=== THE RECORDS ===
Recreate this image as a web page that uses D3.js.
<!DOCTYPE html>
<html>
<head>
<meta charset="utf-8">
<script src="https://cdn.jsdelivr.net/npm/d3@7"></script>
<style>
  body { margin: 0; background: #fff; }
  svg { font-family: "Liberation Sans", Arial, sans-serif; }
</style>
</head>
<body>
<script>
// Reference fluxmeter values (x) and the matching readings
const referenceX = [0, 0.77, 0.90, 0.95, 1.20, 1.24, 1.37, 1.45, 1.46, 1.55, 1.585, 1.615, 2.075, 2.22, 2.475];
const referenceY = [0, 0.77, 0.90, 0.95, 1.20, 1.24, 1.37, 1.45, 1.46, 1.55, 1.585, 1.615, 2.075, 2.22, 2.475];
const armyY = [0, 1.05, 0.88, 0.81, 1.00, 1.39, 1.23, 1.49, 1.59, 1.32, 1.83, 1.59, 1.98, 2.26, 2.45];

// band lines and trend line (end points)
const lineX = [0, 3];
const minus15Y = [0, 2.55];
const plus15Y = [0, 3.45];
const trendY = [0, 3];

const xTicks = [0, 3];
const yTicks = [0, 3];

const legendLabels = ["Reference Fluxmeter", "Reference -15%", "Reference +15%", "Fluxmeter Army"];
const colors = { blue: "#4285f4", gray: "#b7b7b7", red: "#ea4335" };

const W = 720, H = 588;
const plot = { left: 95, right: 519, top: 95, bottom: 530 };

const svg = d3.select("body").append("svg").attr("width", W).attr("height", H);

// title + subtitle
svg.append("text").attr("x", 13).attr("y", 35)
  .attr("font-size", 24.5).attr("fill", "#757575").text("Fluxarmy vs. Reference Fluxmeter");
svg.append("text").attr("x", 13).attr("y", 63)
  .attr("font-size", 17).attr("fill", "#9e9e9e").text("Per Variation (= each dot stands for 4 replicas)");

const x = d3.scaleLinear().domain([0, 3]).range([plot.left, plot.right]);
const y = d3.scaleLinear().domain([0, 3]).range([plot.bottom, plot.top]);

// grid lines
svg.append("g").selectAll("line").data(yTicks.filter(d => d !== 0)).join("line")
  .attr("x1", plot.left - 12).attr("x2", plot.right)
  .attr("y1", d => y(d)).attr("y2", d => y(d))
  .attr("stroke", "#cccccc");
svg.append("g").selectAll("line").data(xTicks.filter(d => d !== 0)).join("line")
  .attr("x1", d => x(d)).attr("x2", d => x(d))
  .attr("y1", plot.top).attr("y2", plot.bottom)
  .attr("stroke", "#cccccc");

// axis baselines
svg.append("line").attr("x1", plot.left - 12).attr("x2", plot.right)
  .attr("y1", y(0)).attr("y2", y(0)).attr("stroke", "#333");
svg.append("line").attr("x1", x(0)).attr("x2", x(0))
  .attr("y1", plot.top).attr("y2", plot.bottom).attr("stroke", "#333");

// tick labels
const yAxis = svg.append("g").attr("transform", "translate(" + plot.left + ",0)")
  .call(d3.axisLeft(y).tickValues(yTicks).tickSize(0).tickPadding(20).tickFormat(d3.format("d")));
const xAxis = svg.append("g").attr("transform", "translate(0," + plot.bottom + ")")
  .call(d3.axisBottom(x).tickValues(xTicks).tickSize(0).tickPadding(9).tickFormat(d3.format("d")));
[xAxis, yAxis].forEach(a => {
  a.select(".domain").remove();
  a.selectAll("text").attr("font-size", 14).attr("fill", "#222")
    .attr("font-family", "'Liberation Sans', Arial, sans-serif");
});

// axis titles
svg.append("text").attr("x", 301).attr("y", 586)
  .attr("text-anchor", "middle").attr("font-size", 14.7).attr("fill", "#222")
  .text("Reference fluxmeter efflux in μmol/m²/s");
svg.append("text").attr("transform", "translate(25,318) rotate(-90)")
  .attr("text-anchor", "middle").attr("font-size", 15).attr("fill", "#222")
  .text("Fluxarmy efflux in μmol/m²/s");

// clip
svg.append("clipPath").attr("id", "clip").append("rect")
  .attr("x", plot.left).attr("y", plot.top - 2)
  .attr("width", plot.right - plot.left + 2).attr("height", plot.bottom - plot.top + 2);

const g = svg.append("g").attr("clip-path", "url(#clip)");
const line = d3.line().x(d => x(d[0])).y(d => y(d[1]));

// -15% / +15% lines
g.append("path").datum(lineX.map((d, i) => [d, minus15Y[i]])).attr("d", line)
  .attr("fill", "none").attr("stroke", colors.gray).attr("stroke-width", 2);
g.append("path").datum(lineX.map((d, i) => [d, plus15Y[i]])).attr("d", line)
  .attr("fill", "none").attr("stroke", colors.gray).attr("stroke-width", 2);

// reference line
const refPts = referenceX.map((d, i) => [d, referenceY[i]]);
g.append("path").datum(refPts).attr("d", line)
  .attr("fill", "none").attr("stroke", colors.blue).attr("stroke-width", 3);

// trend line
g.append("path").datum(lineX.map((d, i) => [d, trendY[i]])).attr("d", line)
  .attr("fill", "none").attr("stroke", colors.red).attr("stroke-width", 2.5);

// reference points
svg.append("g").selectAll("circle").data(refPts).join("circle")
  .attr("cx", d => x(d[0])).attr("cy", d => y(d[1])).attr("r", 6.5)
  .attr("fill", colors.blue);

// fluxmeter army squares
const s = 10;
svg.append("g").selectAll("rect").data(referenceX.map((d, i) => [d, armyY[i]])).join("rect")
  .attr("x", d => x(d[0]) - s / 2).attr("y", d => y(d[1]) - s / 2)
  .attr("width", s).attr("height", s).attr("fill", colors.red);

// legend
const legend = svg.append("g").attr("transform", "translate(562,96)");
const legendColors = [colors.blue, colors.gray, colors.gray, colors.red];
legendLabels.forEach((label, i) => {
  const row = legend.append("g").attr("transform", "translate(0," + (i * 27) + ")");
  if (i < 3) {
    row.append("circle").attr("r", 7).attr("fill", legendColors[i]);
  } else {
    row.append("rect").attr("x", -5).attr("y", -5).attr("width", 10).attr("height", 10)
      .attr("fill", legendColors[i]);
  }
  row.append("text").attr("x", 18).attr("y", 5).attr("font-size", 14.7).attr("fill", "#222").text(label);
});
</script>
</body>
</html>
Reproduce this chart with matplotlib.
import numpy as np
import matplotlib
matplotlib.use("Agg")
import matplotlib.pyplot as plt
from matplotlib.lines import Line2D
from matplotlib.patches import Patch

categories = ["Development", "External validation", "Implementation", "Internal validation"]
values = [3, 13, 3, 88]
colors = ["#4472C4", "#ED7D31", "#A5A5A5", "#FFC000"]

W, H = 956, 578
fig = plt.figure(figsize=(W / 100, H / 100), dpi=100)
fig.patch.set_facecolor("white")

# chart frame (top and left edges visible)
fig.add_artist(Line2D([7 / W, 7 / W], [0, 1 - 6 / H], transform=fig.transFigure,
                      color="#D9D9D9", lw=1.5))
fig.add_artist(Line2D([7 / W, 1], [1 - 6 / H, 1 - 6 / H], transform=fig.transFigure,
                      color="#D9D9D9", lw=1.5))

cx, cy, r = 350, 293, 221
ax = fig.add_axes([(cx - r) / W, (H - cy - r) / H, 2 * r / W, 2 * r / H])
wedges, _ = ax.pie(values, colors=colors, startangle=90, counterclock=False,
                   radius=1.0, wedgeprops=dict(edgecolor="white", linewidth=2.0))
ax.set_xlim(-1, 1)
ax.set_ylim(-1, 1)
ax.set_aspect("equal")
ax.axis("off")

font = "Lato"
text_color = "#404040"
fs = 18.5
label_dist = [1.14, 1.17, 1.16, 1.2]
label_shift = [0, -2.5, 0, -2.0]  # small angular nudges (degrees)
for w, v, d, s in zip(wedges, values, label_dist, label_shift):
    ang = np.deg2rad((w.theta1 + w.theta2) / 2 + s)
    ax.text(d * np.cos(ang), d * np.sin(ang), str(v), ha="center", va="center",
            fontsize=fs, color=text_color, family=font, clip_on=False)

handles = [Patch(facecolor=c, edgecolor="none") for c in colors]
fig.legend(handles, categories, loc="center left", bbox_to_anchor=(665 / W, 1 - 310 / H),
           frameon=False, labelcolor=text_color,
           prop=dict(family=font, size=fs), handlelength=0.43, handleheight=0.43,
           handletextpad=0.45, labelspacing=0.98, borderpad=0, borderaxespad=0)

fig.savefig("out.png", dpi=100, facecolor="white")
===
CHALLENGE: Where a line holds "chart", copy that line.

RESPONSE:
Reproduce this chart with matplotlib.
# chart frame (top and left edges visible)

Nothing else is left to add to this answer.